It looks like the cheese has slid off the cracker of Angus T. Jones – the actor who plays Jake Harper on Two and a Half Men. It seems Angus has found god and is denouncing his gravy train. Angus goes as far as to say that Satan himself has something to do with the evil in the TV show.
Let me try to wrap my tiny brain around this. The kid is 19 years old. He is surrounded by the hottest b- list and c-list actresses in Hollywood, easy pickings. Most of his scenes are via Skype this year making this the easiest acting gig in the world. The two times he has actually appeared on the set the poor child gets stuck making out with Miley Cyrus. They pay Angus $350,000 per episode to do this. Yep, sounds like Satan’s work to me.
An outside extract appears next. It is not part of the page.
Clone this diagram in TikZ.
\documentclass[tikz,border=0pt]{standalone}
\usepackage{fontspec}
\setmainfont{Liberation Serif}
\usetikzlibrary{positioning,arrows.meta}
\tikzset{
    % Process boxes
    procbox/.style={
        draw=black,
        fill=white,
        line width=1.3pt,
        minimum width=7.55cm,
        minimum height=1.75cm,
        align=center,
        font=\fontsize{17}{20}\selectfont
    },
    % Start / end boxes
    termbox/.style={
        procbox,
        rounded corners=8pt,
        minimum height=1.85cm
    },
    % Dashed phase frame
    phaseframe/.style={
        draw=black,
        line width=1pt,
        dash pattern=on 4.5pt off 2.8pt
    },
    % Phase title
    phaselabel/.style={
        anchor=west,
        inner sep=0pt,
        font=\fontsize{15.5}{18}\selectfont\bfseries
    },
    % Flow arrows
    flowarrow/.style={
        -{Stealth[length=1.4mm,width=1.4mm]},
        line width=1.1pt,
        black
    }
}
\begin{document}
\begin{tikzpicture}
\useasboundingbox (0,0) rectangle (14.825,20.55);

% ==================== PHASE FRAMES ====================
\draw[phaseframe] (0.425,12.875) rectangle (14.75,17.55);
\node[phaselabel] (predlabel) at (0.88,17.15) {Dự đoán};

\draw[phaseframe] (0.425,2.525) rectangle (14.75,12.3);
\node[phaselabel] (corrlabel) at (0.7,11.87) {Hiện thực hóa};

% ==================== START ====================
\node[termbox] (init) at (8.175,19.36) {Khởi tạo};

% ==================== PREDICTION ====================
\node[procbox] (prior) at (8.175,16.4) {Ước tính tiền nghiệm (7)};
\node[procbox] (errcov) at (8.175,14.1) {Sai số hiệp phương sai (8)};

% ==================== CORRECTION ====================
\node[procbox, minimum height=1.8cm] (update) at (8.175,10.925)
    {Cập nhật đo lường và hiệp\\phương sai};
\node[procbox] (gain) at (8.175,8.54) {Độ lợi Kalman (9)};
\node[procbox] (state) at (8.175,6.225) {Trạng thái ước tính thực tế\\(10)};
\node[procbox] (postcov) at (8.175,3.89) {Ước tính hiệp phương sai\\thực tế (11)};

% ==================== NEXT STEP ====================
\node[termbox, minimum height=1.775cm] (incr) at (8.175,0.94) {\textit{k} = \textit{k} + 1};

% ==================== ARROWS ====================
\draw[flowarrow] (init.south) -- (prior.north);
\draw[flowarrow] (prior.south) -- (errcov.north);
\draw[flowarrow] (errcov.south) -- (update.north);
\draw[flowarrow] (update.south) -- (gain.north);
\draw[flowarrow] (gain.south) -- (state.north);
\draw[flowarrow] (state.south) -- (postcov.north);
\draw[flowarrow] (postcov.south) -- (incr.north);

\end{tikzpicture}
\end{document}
30 years from now while sitting on Hollywood Boulevard hungry and homeless with a “The End Is Near” sign Angus T. Jones is going to have a ‘what the fuck did I do to my life moment”. He will look back at the cash he walked away from in sorrow. The beautiful women will be gone. Do I dare mention the delicious catering from Kraft Services will be out of the reach of his chubby fingers?
I can’t wait to see how the writers kill him off the show. They did Charlie Sheen pretty dirty with the ode to Charlie Harper’s STDs at his funeral. I am guessing some kind of auto-erotic asphyxiation is in the near future for Jake Harper.
Angus take one last look at what you are walking away from, maybe you can convince the producers it was all an internet goof.